> _Source excerpt_:

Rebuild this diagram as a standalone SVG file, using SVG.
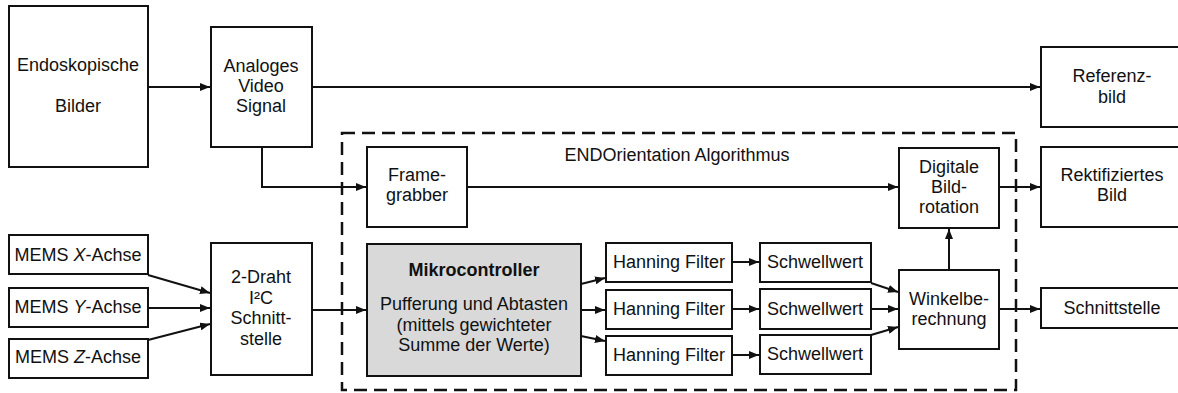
<svg xmlns="http://www.w3.org/2000/svg" width="1178" height="393" viewBox="0 0 1178 393">
<defs>
<marker id="ah" viewBox="0 0 10 8" refX="10" refY="4" markerWidth="10" markerHeight="8" markerUnits="userSpaceOnUse" orient="auto">
<path d="M0,0 L10,4 L0,8 Z" fill="#111"/>
</marker>
<style>
.box{fill:#fff;stroke:#111;stroke-width:2}
.gray{fill:#d9d9d9;stroke:#111;stroke-width:2}
text{font-family:"Liberation Sans",Arial,sans-serif;font-size:18px;fill:#111;text-anchor:middle}
.b{font-weight:bold}
.c{fill:none;stroke:#111;stroke-width:2;marker-end:url(#ah)}
.dash{fill:none;stroke:#111;stroke-width:2.5;stroke-dasharray:13 7}
</style>
</defs>
<rect width="1178" height="393" fill="#fff"/>
<g id="algorithm-frame">
<rect class="dash" x="342" y="133" width="674" height="257"/>
<text x="677" y="161">ENDOrientation Algorithmus</text>
</g>
<g id="endoskopische">
<rect class="box" x="9" y="6" width="139" height="161"/>
<text x="78" y="71">Endoskopische</text>
<text x="78" y="112">Bilder</text>
</g>
<g id="analoges">
<rect class="box" x="211" y="27" width="101" height="120"/>
<text x="261" y="72">Analoges</text>
<text x="261" y="92">Video</text>
<text x="261" y="112">Signal</text>
</g>
<g id="referenz">
<rect class="box" x="1041" y="47" width="160" height="80"/>
<text x="1112" y="82">Referenz-</text>
<text x="1112" y="103">bild</text>
</g>
<g id="framegrabber">
<rect class="box" x="367" y="147" width="100" height="80"/>
<text x="417" y="181">Frame-</text>
<text x="417" y="201">grabber</text>
</g>
<g id="digitale">
<rect class="box" x="899" y="148" width="100" height="80"/>
<text x="949" y="173">Digitale</text>
<text x="949" y="193">Bild-</text>
<text x="949" y="213">rotation</text>
</g>
<g id="rektifiziert">
<rect class="box" x="1041" y="147" width="160" height="80"/>
<text x="1112" y="181">Rektifiziertes</text>
<text x="1112" y="201">Bild</text>
</g>
<g id="mems-x">
<rect class="box" x="9" y="235" width="139" height="39"/>
<text x="78" y="261">MEMS <tspan font-style="italic">X</tspan>-Achse</text>
</g>
<g id="mems-y">
<rect class="box" x="9" y="288" width="139" height="39"/>
<text x="78" y="313">MEMS <tspan font-style="italic">Y</tspan>-Achse</text>
</g>
<g id="mems-z">
<rect class="box" x="9" y="339" width="139" height="39"/>
<text x="78" y="363">MEMS <tspan font-style="italic">Z</tspan>-Achse</text>
</g>
<g id="i2c">
<rect class="box" x="211" y="243" width="101" height="132"/>
<text x="261" y="283">2-Draht</text>
<text x="261" y="304">I²C</text>
<text x="261" y="324">Schnitt-</text>
<text x="261" y="345">stelle</text>
</g>
<g id="mikrocontroller">
<rect class="gray" x="367" y="244" width="214" height="132"/>
<text class="b" x="474" y="276">Mikrocontroller</text>
<text x="474" y="310">Pufferung und Abtasten</text>
<text x="474" y="331">(mittels gewichteter</text>
<text x="474" y="351">Summe der Werte)</text>
</g>
<g id="hanning1">
<rect class="box" x="606" y="243" width="126" height="39"/>
<text x="669" y="268">Hanning Filter</text>
</g>
<g id="hanning2">
<rect class="box" x="606" y="290" width="126" height="39"/>
<text x="669" y="315">Hanning Filter</text>
</g>
<g id="hanning3">
<rect class="box" x="606" y="336" width="126" height="39"/>
<text x="669" y="361">Hanning Filter</text>
</g>
<g id="schwell1">
<rect class="box" x="760" y="243" width="111" height="39"/>
<text x="815" y="268">Schwellwert</text>
</g>
<g id="schwell2">
<rect class="box" x="760" y="289" width="111" height="40"/>
<text x="815" y="315">Schwellwert</text>
</g>
<g id="schwell3">
<rect class="box" x="760" y="335" width="111" height="39"/>
<text x="815" y="360">Schwellwert</text>
</g>
<g id="winkel">
<rect class="box" x="899" y="270" width="100" height="79"/>
<text x="949" y="305">Winkelbe-</text>
<text x="949" y="325">rechnung</text>
</g>
<g id="schnittstelle">
<rect class="box" x="1041" y="288" width="160" height="40"/>
<text x="1112" y="314">Schnittstelle</text>
</g>
<g id="connectors">
<path class="c" d="M148,87 H210"/>
<path class="c" d="M312,87 H1040"/>
<path class="c" d="M262,147 V187 H366"/>
<path class="c" d="M467,187 H898"/>
<path class="c" d="M999,187 H1040"/>
<path class="c" d="M148,275 L210,293"/>
<path class="c" d="M148,308 H210"/>
<path class="c" d="M148,340 L210,324"/>
<path class="c" d="M312,310 H366"/>
<path class="c" d="M581,284 L605,278"/>
<path class="c" d="M581,310 H605"/>
<path class="c" d="M581,336 L605,341"/>
<path class="c" d="M732,262 H759"/>
<path class="c" d="M732,309 H759"/>
<path class="c" d="M732,355 H759"/>
<path class="c" d="M871,283 L898,292"/>
<path class="c" d="M871,309 H898"/>
<path class="c" d="M871,335 L898,327"/>
<path class="c" d="M949,270 V229"/>
<path class="c" d="M999,309 H1040"/>
</g>
</svg>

> _Task details_: Extract the full listing above verbatim; pictures are to be left out of the copy.

> _Task answer_:
Rebuild this diagram as a standalone SVG file, using SVG.
<svg xmlns="http://www.w3.org/2000/svg" width="1178" height="393" viewBox="0 0 1178 393">
<defs>
<marker id="ah" viewBox="0 0 10 8" refX="10" refY="4" markerWidth="10" markerHeight="8" markerUnits="userSpaceOnUse" orient="auto">
<path d="M0,0 L10,4 L0,8 Z" fill="#111"/>
</marker>
<style>
.box{fill:#fff;stroke:#111;stroke-width:2}
.gray{fill:#d9d9d9;stroke:#111;stroke-width:2}
text{font-family:"Liberation Sans",Arial,sans-serif;font-size:18px;fill:#111;text-anchor:middle}
.b{font-weight:bold}
.c{fill:none;stroke:#111;stroke-width:2;marker-end:url(#ah)}
.dash{fill:none;stroke:#111;stroke-width:2.5;stroke-dasharray:13 7}
</style>
</defs>
<rect width="1178" height="393" fill="#fff"/>
<g id="algorithm-frame">
<rect class="dash" x="342" y="133" width="674" height="257"/>
<text x="677" y="161">ENDOrientation Algorithmus</text>
</g>
<g id="endoskopische">
<rect class="box" x="9" y="6" width="139" height="161"/>
<text x="78" y="71">Endoskopische</text>
<text x="78" y="112">Bilder</text>
</g>
<g id="analoges">
<rect class="box" x="211" y="27" width="101" height="120"/>
<text x="261" y="72">Analoges</text>
<text x="261" y="92">Video</text>
<text x="261" y="112">Signal</text>
</g>
<g id="referenz">
<rect class="box" x="1041" y="47" width="160" height="80"/>
<text x="1112" y="82">Referenz-</text>
<text x="1112" y="103">bild</text>
</g>
<g id="framegrabber">
<rect class="box" x="367" y="147" width="100" height="80"/>
<text x="417" y="181">Frame-</text>
<text x="417" y="201">grabber</text>
</g>
<g id="digitale">
<rect class="box" x="899" y="148" width="100" height="80"/>
<text x="949" y="173">Digitale</text>
<text x="949" y="193">Bild-</text>
<text x="949" y="213">rotation</text>
</g>
<g id="rektifiziert">
<rect class="box" x="1041" y="147" width="160" height="80"/>
<text x="1112" y="181">Rektifiziertes</text>
<text x="1112" y="201">Bild</text>
</g>
<g id="mems-x">
<rect class="box" x="9" y="235" width="139" height="39"/>
<text x="78" y="261">MEMS <tspan font-style="italic">X</tspan>-Achse</text>
</g>
<g id="mems-y">
<rect class="box" x="9" y="288" width="139" height="39"/>
<text x="78" y="313">MEMS <tspan font-style="italic">Y</tspan>-Achse</text>
</g>
<g id="mems-z">
<rect class="box" x="9" y="339" width="139" height="39"/>
<text x="78" y="363">MEMS <tspan font-style="italic">Z</tspan>-Achse</text>
</g>
<g id="i2c">
<rect class="box" x="211" y="243" width="101" height="132"/>
<text x="261" y="283">2-Draht</text>
<text x="261" y="304">I²C</text>
<text x="261" y="324">Schnitt-</text>
<text x="261" y="345">stelle</text>
</g>
<g id="mikrocontroller">
<rect class="gray" x="367" y="244" width="214" height="132"/>
<text class="b" x="474" y="276">Mikrocontroller</text>
<text x="474" y="310">Pufferung und Abtasten</text>
<text x="474" y="331">(mittels gewichteter</text>
<text x="474" y="351">Summe der Werte)</text>
</g>
<g id="hanning1">
<rect class="box" x="606" y="243" width="126" height="39"/>
<text x="669" y="268">Hanning Filter</text>
</g>
<g id="hanning2">
<rect class="box" x="606" y="290" width="126" height="39"/>
<text x="669" y="315">Hanning Filter</text>
</g>
<g id="hanning3">
<rect class="box" x="606" y="336" width="126" height="39"/>
<text x="669" y="361">Hanning Filter</text>
</g>
<g id="schwell1">
<rect class="box" x="760" y="243" width="111" height="39"/>
<text x="815" y="268">Schwellwert</text>
</g>
<g id="schwell2">
<rect class="box" x="760" y="289" width="111" height="40"/>
<text x="815" y="315">Schwellwert</text>
</g>
<g id="schwell3">
<rect class="box" x="760" y="335" width="111" height="39"/>
<text x="815" y="360">Schwellwert</text>
</g>
<g id="winkel">
<rect class="box" x="899" y="270" width="100" height="79"/>
<text x="949" y="305">Winkelbe-</text>
<text x="949" y="325">rechnung</text>
</g>
<g id="schnittstelle">
<rect class="box" x="1041" y="288" width="160" height="40"/>
<text x="1112" y="314">Schnittstelle</text>
</g>
<g id="connectors">
<path class="c" d="M148,87 H210"/>
<path class="c" d="M312,87 H1040"/>
<path class="c" d="M262,147 V187 H366"/>
<path class="c" d="M467,187 H898"/>
<path class="c" d="M999,187 H1040"/>
<path class="c" d="M148,275 L210,293"/>
<path class="c" d="M148,308 H210"/>
<path class="c" d="M148,340 L210,324"/>
<path class="c" d="M312,310 H366"/>
<path class="c" d="M581,284 L605,278"/>
<path class="c" d="M581,310 H605"/>
<path class="c" d="M581,336 L605,341"/>
<path class="c" d="M732,262 H759"/>
<path class="c" d="M732,309 H759"/>
<path class="c" d="M732,355 H759"/>
<path class="c" d="M871,283 L898,292"/>
<path class="c" d="M871,309 H898"/>
<path class="c" d="M871,335 L898,327"/>
<path class="c" d="M949,270 V229"/>
<path class="c" d="M999,309 H1040"/>
</g>
</svg>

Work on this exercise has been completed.